All You Have To Do Is Call by Kerri Maher

All You Have To Do Is Call
by Kerri Maher
Read by Lauryn Altman
13 hours, 15 minutes
Published September 2023 by Penguin Publishing Group

Publisher's Summary: 
Chicago, early 1970s. Who does a woman call when she needs help? Jane.
 
The best-known secret in the city, Jane is an underground health clinic composed entirely of women helping women, empowering them to embrace their futures by offering reproductive counseling and safe, illegal abortions. Veronica, Jane's founder, prides herself on the services she has provided to thousands of women, yet the price of others' freedom is that she leads a double life. When she's not at Jane, Veronica plays the role of a conventional housewife-a juggling act that becomes even more difficult during her own high-risk pregnancy.
 
Two more women in Veronica's neighborhood are grappling with similar disconnects. Margaret, a young professor at the University of Chicago, secretly volunteers at Jane as she falls in love with a man whose attitude toward his ex-wife increasingly disturbs her. Patty, who's long been content as a devoted wife and mother, has begun to sense that something essential is missing from her life. When her runaway younger sister, Eliza, shows up unexpectedly, Patty must come to terms with what it really means to love and support a sister.
 
In this historic moment, when the personal was nothing if not political, Veronica, Margaret, and Patty risk it all to help mothers, daughters, sisters, and friends. With an awe-inspiring story and appealing characters, All You Have to Do Is Call celebrates the power of women coming together in the face of seemingly insurmountable odds.

My Thoughts: 
It didn't take me very long to figure out why my friend had recommended this book to me. She is well aware of my feelings about this subject and knows how I love a book that ties the past to events currently happening. 

She also knows how much I love to learn something new when I'm reading. Here I learned about the Jane Collective which was, according to Wikipedia, an underground service in Chicago, affiliated with the Chicago Women's Liberation Union, which sought to address the increasing number of unsafe abortions performed by untrained providers. As in the book, the service was started by a woman who went with another woman when she got an abortion and then began helping other women to get safe abortions. Eventually, when demand became too great for her to handle alone, she brought in others to help. Eventually, many of the women in the collective learned how to do D&Cs so that they could provide services to women who were too poor to afford other services and to women of color. 

In this book, we see the toll that kind of work would have had on the women involved. At a time when abortion was illegal, secrecy was paramount as so much was at stake. None of it would have been possible without the bond the women involved created, a great deal of strategy to keep things as secret as possible, and the help of officials and medical professionals who supported the work. It was a great deal of stress and we see how that plays out in the lives of these women, both those who provide the service and those who need to use it. 

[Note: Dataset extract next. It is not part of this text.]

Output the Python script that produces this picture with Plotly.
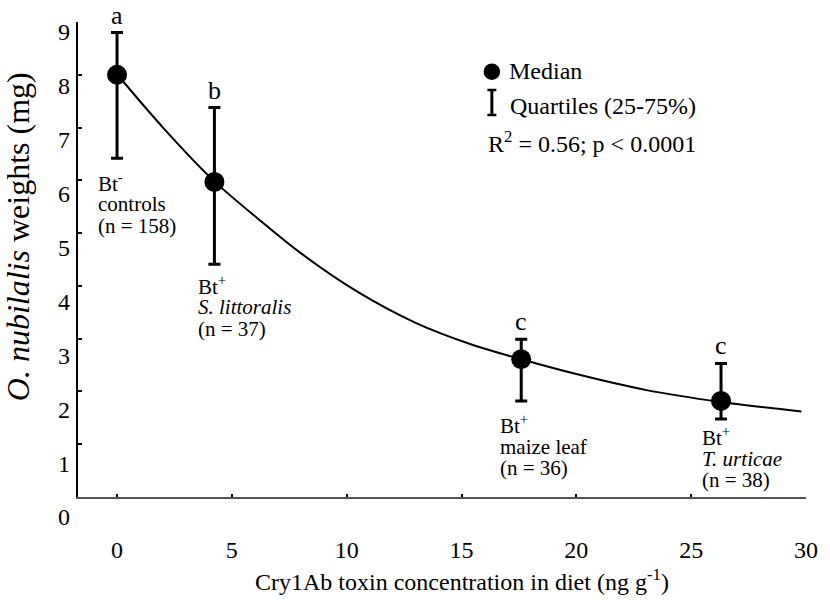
import plotly.graph_objects as go

# Group medians with 25th/75th percentiles of larval weight (mg)
toxin_conc = [0.0, 4.24, 17.6, 26.3]
median_wt = [8.0, 5.97, 2.61, 1.82]
q75_wt = [8.8, 7.38, 2.99, 2.53]
q25_wt = [6.42, 4.41, 1.82, 1.48]
group_letters = ["a", "b", "c", "c"]
group_labels = [
    ["Bt<sup>-</sup>", "controls", "(n = 158)"],
    ["Bt<sup>+</sup>", "<i>S. littoralis</i>", "(n = 37)"],
    ["Bt<sup>+</sup>", "maize leaf", "(n = 36)"],
    ["Bt<sup>+</sup>", "<i>T. urticae</i>", "(n = 38)"],
]

# Fitted regression curve
fit_x = [0.0, 2.0, 4.24, 6.2, 8.0, 10.5, 13.0, 15.5, 17.6, 20.0, 23.0, 26.3, 29.8]
fit_y = [8.01, 7.0, 5.98, 5.25, 4.62, 3.88, 3.30, 2.88, 2.61, 2.33, 2.03, 1.80, 1.62]

x_ticks = [0, 5, 10, 15, 20, 25, 30]
y_ticks = list(range(10))

fit_stats = "R<sup>2</sup> = 0.56; p &lt; 0.0001"

# ---- page geometry (pixels) ----
W, H = 830, 600
L, R, T, B = 78, 22, 22, 60
PW, PH = W - L - R, H - T - B
AXIS_Y = 497  # pixel row of the x axis line
FONT = "Liberation Serif, Times New Roman, serif"


def px_x(px):
    return (px - L) / PW


def px_y(py):
    return (H - B - py) / PH


# offsets of the group captions (below the lower quartile)
cap_xshift = [-21, -18, -23, -21]
cap_yshift = [24, 21, 24, 18]
cap_step = 21.7

fig = go.Figure()

fig.add_trace(go.Scatter(
    x=fit_x, y=fit_y, mode="lines",
    line=dict(color="black", width=2, shape="spline", smoothing=0.8),
    showlegend=False, hoverinfo="skip",
))

fig.add_trace(go.Scatter(
    x=toxin_conc, y=median_wt, mode="markers",
    marker=dict(color="black", size=20),
    error_y=dict(
        type="data", symmetric=False,
        array=[hi - m for hi, m in zip(q75_wt, median_wt)],
        arrayminus=[m - lo for m, lo in zip(median_wt, q25_wt)],
        color="black", thickness=3, width=6,
    ),
    showlegend=False,
))

# label-only axis for the weight scale
fig.add_trace(go.Scatter(x=[None], y=[None], yaxis="y2", showlegend=False, hoverinfo="skip"))

annotations = []
for i, xv in enumerate(toxin_conc):
    annotations.append(dict(
        x=xv, y=q75_wt[i], xref="x", yref="y", text=group_letters[i],
        showarrow=False, xanchor="center", yanchor="bottom", yshift=1,
        font=dict(family=FONT, size=26, color="black"),
    ))
    for j, line in enumerate(group_labels[i]):
        annotations.append(dict(
            x=xv, y=q25_wt[i], xref="x", yref="y", text=line,
            showarrow=False, xanchor="left", yanchor="middle",
            xshift=cap_xshift[i], yshift=-(cap_yshift[i] + j * cap_step),
            font=dict(family=FONT, size=21, color="black"),
        ))

# legend block
legend_font = dict(family=FONT, size=24, color="black")
annotations += [
    dict(x=px_x(508), y=px_y(71), xref="paper", yref="paper", text="Median",
         showarrow=False, xanchor="left", yanchor="middle", font=legend_font),
    dict(x=px_x(509), y=px_y(106), xref="paper", yref="paper", text="Quartiles (25-75%)",
         showarrow=False, xanchor="left", yanchor="middle", font=legend_font),
    dict(x=px_x(487), y=px_y(142), xref="paper", yref="paper", text=fit_stats,
         showarrow=False, xanchor="left", yanchor="middle", font=legend_font),
]

# axis titles
annotations += [
    dict(x=15, y=px_y(580), xref="x", yref="paper",
         text="Cry1Ab toxin concentration in diet (ng g<sup>-1</sup>)",
         showarrow=False, xanchor="center", yanchor="middle",
         font=dict(family=FONT, size=24, color="black")),
    dict(x=px_x(18), y=px_y(237), xref="paper", yref="paper",
         text="<i>O. nubilalis</i> weights (mg)", textangle=-90,
         showarrow=False, xanchor="center", yanchor="middle",
         font=dict(family=FONT, size=32, color="black")),
]

shapes = [
    dict(type="circle", xref="paper", yref="paper",
         x0=px_x(493 - 8.3), x1=px_x(493 + 8.3), y0=px_y(71.7 + 8.3), y1=px_y(71.7 - 8.3),
         fillcolor="black", line=dict(color="black", width=0)),
    dict(type="line", xref="paper", yref="paper",
         x0=px_x(493), x1=px_x(493), y0=px_y(90), y1=px_y(115),
         line=dict(color="black", width=3)),
    dict(type="line", xref="paper", yref="paper",
         x0=px_x(488.5), x1=px_x(497.5), y0=px_y(90), y1=px_y(90),
         line=dict(color="black", width=2.5)),
    dict(type="line", xref="paper", yref="paper",
         x0=px_x(488.5), x1=px_x(497.5), y0=px_y(115), y1=px_y(115),
         line=dict(color="black", width=2.5)),
]

tick_font = dict(family=FONT, size=24, color="black")

fig.update_layout(
    width=W, height=H,
    margin=dict(l=L, r=R, t=T, b=B),
    font=dict(family=FONT, color="black"),
    paper_bgcolor="white", plot_bgcolor="rgba(0,0,0,0)",
    showlegend=False,
    annotations=annotations,
    shapes=shapes,
    xaxis=dict(
        range=[-1.7, 30.0], tickvals=x_ticks, ticks="inside", ticklen=3,
        tickwidth=1.5, tickcolor="black", showline=True, linecolor="#555555",
        linewidth=2, showgrid=False, zeroline=False, tickfont=tick_font,
        ticklabelstandoff=30, anchor="y",
    ),
    yaxis=dict(
        range=[0, 9], domain=[px_y(AXIS_Y), 1], tickvals=y_ticks,
        showticklabels=False, ticks="inside", ticklen=4, tickwidth=1.5,
        tickcolor="black", showline=True, linecolor="black", linewidth=1.5,
        showgrid=False, zeroline=False,
    ),
    yaxis2=dict(
        range=[(517 - (H - B)) / 53.9, (517 - T) / 53.9], domain=[0, 1],
        anchor="free", position=0, tickvals=y_ticks, ticks="",
        showline=False, showgrid=False, zeroline=False, tickfont=tick_font,
        ticklabelstandoff=8,
    ),
)

fig.write_html("out.html")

The book is filled with interesting relationships between women: Veronica's with Patty, who doesn't know about Veronica's work and wouldn't support it; Siobhan's relationship with Veronica as they work together to provide the kind of care that Siobhan didn't get; Margaret's relationship with Phyllis, the work colleague who opens Margaret's eyes to life as a black person at that time and to the group she has become so passionate about helping; and Patty's relationship with Eliza, the sister who disappeared after their father died and who balks at Patty's attempts to mother her. 

To an extent, Maher is preaching to the choir with this book - I don't know that any reader who isn't already open to the idea would pick it up and have their mind changed. But I loved learning this history and being reminded of what life will once again be like for so many women if the country returns to a time when safe abortions are no longer legal. Kudos to Maher for tackling this piece of history.